++++ PROVIDED MATERIAL

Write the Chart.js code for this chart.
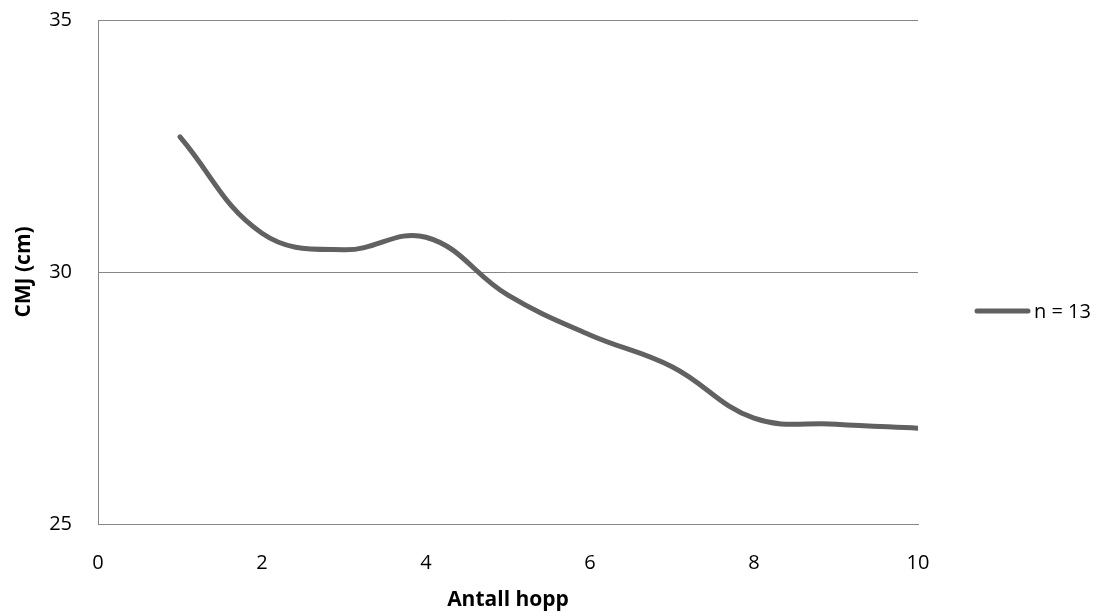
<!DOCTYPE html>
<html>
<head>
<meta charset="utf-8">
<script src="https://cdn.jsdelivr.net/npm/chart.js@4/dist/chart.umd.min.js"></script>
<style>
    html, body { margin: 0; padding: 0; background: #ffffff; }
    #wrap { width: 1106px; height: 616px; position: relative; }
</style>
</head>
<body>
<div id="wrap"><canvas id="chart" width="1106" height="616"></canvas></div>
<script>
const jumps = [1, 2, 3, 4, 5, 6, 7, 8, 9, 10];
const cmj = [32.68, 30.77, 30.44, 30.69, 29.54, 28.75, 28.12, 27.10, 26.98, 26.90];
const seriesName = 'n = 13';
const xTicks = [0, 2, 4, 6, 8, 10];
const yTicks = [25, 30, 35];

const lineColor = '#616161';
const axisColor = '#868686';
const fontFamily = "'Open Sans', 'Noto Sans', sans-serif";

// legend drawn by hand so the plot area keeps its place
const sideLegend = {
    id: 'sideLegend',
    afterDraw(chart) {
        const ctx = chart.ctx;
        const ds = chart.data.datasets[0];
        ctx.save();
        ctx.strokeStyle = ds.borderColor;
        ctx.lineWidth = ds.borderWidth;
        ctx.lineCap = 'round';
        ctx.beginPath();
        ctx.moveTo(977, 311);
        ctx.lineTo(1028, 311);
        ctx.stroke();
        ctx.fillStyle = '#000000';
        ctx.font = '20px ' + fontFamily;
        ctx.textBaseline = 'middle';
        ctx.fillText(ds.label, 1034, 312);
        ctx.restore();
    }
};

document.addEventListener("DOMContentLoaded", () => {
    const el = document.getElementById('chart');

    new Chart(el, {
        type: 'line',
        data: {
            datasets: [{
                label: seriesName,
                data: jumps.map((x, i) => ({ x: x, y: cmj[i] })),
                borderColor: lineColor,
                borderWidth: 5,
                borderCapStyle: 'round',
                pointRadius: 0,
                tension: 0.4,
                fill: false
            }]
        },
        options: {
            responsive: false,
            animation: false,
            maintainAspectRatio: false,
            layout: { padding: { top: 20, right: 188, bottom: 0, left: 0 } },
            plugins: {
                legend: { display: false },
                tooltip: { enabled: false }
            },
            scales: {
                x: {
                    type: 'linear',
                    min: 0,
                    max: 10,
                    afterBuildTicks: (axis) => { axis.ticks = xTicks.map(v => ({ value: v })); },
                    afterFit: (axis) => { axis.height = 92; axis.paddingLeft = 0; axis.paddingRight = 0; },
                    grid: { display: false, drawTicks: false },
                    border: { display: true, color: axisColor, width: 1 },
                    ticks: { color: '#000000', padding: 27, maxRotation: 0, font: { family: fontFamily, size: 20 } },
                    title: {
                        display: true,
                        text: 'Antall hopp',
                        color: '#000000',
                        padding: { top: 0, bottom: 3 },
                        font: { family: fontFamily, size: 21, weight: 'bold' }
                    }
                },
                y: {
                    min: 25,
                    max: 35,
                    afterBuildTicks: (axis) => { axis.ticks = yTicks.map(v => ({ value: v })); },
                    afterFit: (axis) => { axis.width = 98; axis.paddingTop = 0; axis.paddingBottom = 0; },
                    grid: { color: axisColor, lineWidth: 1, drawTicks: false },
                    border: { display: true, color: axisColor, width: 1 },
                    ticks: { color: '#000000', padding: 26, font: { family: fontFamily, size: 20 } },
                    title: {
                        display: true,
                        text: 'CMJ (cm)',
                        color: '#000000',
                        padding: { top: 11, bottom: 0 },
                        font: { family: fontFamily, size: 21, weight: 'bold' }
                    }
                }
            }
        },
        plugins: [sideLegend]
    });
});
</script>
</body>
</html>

++++++++

## THE TASK
Ignore the images and quote every line of the listing exactly.

## RESULT
Write the Chart.js code for this chart.
<!DOCTYPE html>
<html>
<head>
<meta charset="utf-8">
<script src="https://cdn.jsdelivr.net/npm/chart.js@4/dist/chart.umd.min.js"></script>
<style>
    html, body { margin: 0; padding: 0; background: #ffffff; }
    #wrap { width: 1106px; height: 616px; position: relative; }
</style>
</head>
<body>
<div id="wrap"><canvas id="chart" width="1106" height="616"></canvas></div>
<script>
const jumps = [1, 2, 3, 4, 5, 6, 7, 8, 9, 10];
const cmj = [32.68, 30.77, 30.44, 30.69, 29.54, 28.75, 28.12, 27.10, 26.98, 26.90];
const seriesName = 'n = 13';
const xTicks = [0, 2, 4, 6, 8, 10];
const yTicks = [25, 30, 35];

const lineColor = '#616161';
const axisColor = '#868686';
const fontFamily = "'Open Sans', 'Noto Sans', sans-serif";

// legend drawn by hand so the plot area keeps its place
const sideLegend = {
    id: 'sideLegend',
    afterDraw(chart) {
        const ctx = chart.ctx;
        const ds = chart.data.datasets[0];
        ctx.save();
        ctx.strokeStyle = ds.borderColor;
        ctx.lineWidth = ds.borderWidth;
        ctx.lineCap = 'round';
        ctx.beginPath();
        ctx.moveTo(977, 311);
        ctx.lineTo(1028, 311);
        ctx.stroke();
        ctx.fillStyle = '#000000';
        ctx.font = '20px ' + fontFamily;
        ctx.textBaseline = 'middle';
        ctx.fillText(ds.label, 1034, 312);
        ctx.restore();
    }
};

document.addEventListener("DOMContentLoaded", () => {
    const el = document.getElementById('chart');

    new Chart(el, {
        type: 'line',
        data: {
            datasets: [{
                label: seriesName,
                data: jumps.map((x, i) => ({ x: x, y: cmj[i] })),
                borderColor: lineColor,
                borderWidth: 5,
                borderCapStyle: 'round',
                pointRadius: 0,
                tension: 0.4,
                fill: false
            }]
        },
        options: {
            responsive: false,
            animation: false,
            maintainAspectRatio: false,
            layout: { padding: { top: 20, right: 188, bottom: 0, left: 0 } },
            plugins: {
                legend: { display: false },
                tooltip: { enabled: false }
            },
            scales: {
                x: {
                    type: 'linear',
                    min: 0,
                    max: 10,
                    afterBuildTicks: (axis) => { axis.ticks = xTicks.map(v => ({ value: v })); },
                    afterFit: (axis) => { axis.height = 92; axis.paddingLeft = 0; axis.paddingRight = 0; },
                    grid: { display: false, drawTicks: false },
                    border: { display: true, color: axisColor, width: 1 },
                    ticks: { color: '#000000', padding: 27, maxRotation: 0, font: { family: fontFamily, size: 20 } },
                    title: {
                        display: true,
                        text: 'Antall hopp',
                        color: '#000000',
                        padding: { top: 0, bottom: 3 },
                        font: { family: fontFamily, size: 21, weight: 'bold' }
                    }
                },
                y: {
                    min: 25,
                    max: 35,
                    afterBuildTicks: (axis) => { axis.ticks = yTicks.map(v => ({ value: v })); },
                    afterFit: (axis) => { axis.width = 98; axis.paddingTop = 0; axis.paddingBottom = 0; },
                    grid: { color: axisColor, lineWidth: 1, drawTicks: false },
                    border: { display: true, color: axisColor, width: 1 },
                    ticks: { color: '#000000', padding: 26, font: { family: fontFamily, size: 20 } },
                    title: {
                        display: true,
                        text: 'CMJ (cm)',
                        color: '#000000',
                        padding: { top: 11, bottom: 0 },
                        font: { family: fontFamily, size: 21, weight: 'bold' }
                    }
                }
            }
        },
        plugins: [sideLegend]
    });
});
</script>
</body>
</html>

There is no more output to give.